Records from a data collection
....
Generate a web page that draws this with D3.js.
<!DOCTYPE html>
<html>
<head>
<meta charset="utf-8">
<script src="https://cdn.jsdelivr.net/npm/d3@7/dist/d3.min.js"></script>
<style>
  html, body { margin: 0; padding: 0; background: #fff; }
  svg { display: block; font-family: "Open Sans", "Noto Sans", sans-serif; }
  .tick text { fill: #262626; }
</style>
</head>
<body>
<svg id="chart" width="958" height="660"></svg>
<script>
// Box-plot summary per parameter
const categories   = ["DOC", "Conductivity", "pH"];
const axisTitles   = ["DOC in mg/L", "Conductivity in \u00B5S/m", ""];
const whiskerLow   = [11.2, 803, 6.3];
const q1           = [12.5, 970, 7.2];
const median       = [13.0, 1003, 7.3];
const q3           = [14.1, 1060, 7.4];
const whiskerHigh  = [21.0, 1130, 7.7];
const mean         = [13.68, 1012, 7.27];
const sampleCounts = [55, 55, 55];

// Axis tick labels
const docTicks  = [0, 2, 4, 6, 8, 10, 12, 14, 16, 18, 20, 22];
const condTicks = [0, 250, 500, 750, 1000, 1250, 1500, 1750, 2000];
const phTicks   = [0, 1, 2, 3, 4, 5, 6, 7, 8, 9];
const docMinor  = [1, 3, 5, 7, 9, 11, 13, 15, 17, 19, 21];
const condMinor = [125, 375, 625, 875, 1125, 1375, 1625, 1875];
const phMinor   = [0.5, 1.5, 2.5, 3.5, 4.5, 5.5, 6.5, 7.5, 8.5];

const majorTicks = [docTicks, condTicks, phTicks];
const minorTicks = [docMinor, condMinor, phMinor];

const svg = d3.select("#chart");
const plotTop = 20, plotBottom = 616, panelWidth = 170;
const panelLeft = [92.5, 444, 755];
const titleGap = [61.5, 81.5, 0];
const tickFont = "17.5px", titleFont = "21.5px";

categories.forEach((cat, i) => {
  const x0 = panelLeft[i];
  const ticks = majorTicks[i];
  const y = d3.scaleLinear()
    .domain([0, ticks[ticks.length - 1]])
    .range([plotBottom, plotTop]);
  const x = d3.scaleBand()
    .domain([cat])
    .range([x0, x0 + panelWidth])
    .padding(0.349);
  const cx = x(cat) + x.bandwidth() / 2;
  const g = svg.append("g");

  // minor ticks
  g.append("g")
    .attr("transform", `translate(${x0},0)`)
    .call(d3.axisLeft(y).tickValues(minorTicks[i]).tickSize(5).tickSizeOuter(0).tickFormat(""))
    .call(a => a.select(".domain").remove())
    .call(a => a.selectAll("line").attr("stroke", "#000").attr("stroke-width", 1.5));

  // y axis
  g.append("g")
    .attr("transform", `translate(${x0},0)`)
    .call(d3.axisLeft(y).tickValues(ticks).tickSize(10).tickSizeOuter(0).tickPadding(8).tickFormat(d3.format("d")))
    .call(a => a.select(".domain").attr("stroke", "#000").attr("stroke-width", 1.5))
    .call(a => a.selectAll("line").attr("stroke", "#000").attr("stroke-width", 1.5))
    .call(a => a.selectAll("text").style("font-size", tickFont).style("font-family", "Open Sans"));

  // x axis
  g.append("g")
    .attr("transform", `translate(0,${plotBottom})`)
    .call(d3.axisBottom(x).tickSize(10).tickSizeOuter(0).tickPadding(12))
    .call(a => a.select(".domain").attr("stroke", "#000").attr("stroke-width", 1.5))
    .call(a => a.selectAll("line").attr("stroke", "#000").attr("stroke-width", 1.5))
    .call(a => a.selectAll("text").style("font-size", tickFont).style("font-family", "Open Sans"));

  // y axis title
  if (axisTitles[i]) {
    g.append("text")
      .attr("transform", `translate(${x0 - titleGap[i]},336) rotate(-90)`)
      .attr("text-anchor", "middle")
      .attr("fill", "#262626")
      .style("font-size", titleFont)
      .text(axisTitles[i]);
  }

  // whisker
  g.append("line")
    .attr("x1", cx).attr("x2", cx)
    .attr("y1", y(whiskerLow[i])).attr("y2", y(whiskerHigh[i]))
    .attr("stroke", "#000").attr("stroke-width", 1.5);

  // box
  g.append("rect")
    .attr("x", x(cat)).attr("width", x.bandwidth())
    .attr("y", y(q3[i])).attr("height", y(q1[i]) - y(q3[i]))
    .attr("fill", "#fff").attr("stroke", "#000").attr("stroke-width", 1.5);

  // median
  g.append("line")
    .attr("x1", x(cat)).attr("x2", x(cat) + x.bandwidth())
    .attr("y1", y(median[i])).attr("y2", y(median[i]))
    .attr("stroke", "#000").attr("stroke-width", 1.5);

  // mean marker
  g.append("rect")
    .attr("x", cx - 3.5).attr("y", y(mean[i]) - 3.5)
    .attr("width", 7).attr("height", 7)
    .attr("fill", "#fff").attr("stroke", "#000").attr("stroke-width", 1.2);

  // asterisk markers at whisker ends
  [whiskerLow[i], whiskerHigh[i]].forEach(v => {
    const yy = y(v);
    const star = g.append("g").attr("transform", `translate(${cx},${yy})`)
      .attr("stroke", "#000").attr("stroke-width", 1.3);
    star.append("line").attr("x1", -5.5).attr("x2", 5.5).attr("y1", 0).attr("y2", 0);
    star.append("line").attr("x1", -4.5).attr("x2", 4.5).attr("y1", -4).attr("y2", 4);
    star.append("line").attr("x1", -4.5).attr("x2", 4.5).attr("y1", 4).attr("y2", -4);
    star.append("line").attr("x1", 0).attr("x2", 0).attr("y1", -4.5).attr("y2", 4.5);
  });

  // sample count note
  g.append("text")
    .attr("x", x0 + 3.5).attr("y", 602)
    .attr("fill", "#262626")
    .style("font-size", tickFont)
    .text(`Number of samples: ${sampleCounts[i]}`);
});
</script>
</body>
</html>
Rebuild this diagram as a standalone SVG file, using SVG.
....
Write out the entries above once more, without altering anything.

:: Written response ::
Generate a web page that draws this with D3.js.
<!DOCTYPE html>
<html>
<head>
<meta charset="utf-8">
<script src="https://cdn.jsdelivr.net/npm/d3@7/dist/d3.min.js"></script>
<style>
  html, body { margin: 0; padding: 0; background: #fff; }
  svg { display: block; font-family: "Open Sans", "Noto Sans", sans-serif; }
  .tick text { fill: #262626; }
</style>
</head>
<body>
<svg id="chart" width="958" height="660"></svg>
<script>
// Box-plot summary per parameter
const categories   = ["DOC", "Conductivity", "pH"];
const axisTitles   = ["DOC in mg/L", "Conductivity in \u00B5S/m", ""];
const whiskerLow   = [11.2, 803, 6.3];
const q1           = [12.5, 970, 7.2];
const median       = [13.0, 1003, 7.3];
const q3           = [14.1, 1060, 7.4];
const whiskerHigh  = [21.0, 1130, 7.7];
const mean         = [13.68, 1012, 7.27];
const sampleCounts = [55, 55, 55];

// Axis tick labels
const docTicks  = [0, 2, 4, 6, 8, 10, 12, 14, 16, 18, 20, 22];
const condTicks = [0, 250, 500, 750, 1000, 1250, 1500, 1750, 2000];
const phTicks   = [0, 1, 2, 3, 4, 5, 6, 7, 8, 9];
const docMinor  = [1, 3, 5, 7, 9, 11, 13, 15, 17, 19, 21];
const condMinor = [125, 375, 625, 875, 1125, 1375, 1625, 1875];
const phMinor   = [0.5, 1.5, 2.5, 3.5, 4.5, 5.5, 6.5, 7.5, 8.5];

const majorTicks = [docTicks, condTicks, phTicks];
const minorTicks = [docMinor, condMinor, phMinor];

const svg = d3.select("#chart");
const plotTop = 20, plotBottom = 616, panelWidth = 170;
const panelLeft = [92.5, 444, 755];
const titleGap = [61.5, 81.5, 0];
const tickFont = "17.5px", titleFont = "21.5px";

categories.forEach((cat, i) => {
  const x0 = panelLeft[i];
  const ticks = majorTicks[i];
  const y = d3.scaleLinear()
    .domain([0, ticks[ticks.length - 1]])
    .range([plotBottom, plotTop]);
  const x = d3.scaleBand()
    .domain([cat])
    .range([x0, x0 + panelWidth])
    .padding(0.349);
  const cx = x(cat) + x.bandwidth() / 2;
  const g = svg.append("g");

  // minor ticks
  g.append("g")
    .attr("transform", `translate(${x0},0)`)
    .call(d3.axisLeft(y).tickValues(minorTicks[i]).tickSize(5).tickSizeOuter(0).tickFormat(""))
    .call(a => a.select(".domain").remove())
    .call(a => a.selectAll("line").attr("stroke", "#000").attr("stroke-width", 1.5));

  // y axis
  g.append("g")
    .attr("transform", `translate(${x0},0)`)
    .call(d3.axisLeft(y).tickValues(ticks).tickSize(10).tickSizeOuter(0).tickPadding(8).tickFormat(d3.format("d")))
    .call(a => a.select(".domain").attr("stroke", "#000").attr("stroke-width", 1.5))
    .call(a => a.selectAll("line").attr("stroke", "#000").attr("stroke-width", 1.5))
    .call(a => a.selectAll("text").style("font-size", tickFont).style("font-family", "Open Sans"));

  // x axis
  g.append("g")
    .attr("transform", `translate(0,${plotBottom})`)
    .call(d3.axisBottom(x).tickSize(10).tickSizeOuter(0).tickPadding(12))
    .call(a => a.select(".domain").attr("stroke", "#000").attr("stroke-width", 1.5))
    .call(a => a.selectAll("line").attr("stroke", "#000").attr("stroke-width", 1.5))
    .call(a => a.selectAll("text").style("font-size", tickFont).style("font-family", "Open Sans"));

  // y axis title
  if (axisTitles[i]) {
    g.append("text")
      .attr("transform", `translate(${x0 - titleGap[i]},336) rotate(-90)`)
      .attr("text-anchor", "middle")
      .attr("fill", "#262626")
      .style("font-size", titleFont)
      .text(axisTitles[i]);
  }

  // whisker
  g.append("line")
    .attr("x1", cx).attr("x2", cx)
    .attr("y1", y(whiskerLow[i])).attr("y2", y(whiskerHigh[i]))
    .attr("stroke", "#000").attr("stroke-width", 1.5);

  // box
  g.append("rect")
    .attr("x", x(cat)).attr("width", x.bandwidth())
    .attr("y", y(q3[i])).attr("height", y(q1[i]) - y(q3[i]))
    .attr("fill", "#fff").attr("stroke", "#000").attr("stroke-width", 1.5);

  // median
  g.append("line")
    .attr("x1", x(cat)).attr("x2", x(cat) + x.bandwidth())
    .attr("y1", y(median[i])).attr("y2", y(median[i]))
    .attr("stroke", "#000").attr("stroke-width", 1.5);

  // mean marker
  g.append("rect")
    .attr("x", cx - 3.5).attr("y", y(mean[i]) - 3.5)
    .attr("width", 7).attr("height", 7)
    .attr("fill", "#fff").attr("stroke", "#000").attr("stroke-width", 1.2);

  // asterisk markers at whisker ends
  [whiskerLow[i], whiskerHigh[i]].forEach(v => {
    const yy = y(v);
    const star = g.append("g").attr("transform", `translate(${cx},${yy})`)
      .attr("stroke", "#000").attr("stroke-width", 1.3);
    star.append("line").attr("x1", -5.5).attr("x2", 5.5).attr("y1", 0).attr("y2", 0);
    star.append("line").attr("x1", -4.5).attr("x2", 4.5).attr("y1", -4).attr("y2", 4);
    star.append("line").attr("x1", -4.5).attr("x2", 4.5).attr("y1", 4).attr("y2", -4);
    star.append("line").attr("x1", 0).attr("x2", 0).attr("y1", -4.5).attr("y2", 4.5);
  });

  // sample count note
  g.append("text")
    .attr("x", x0 + 3.5).attr("y", 602)
    .attr("fill", "#262626")
    .style("font-size", tickFont)
    .text(`Number of samples: ${sampleCounts[i]}`);
});
</script>
</body>
</html>
Rebuild this diagram as a standalone SVG file, using SVG.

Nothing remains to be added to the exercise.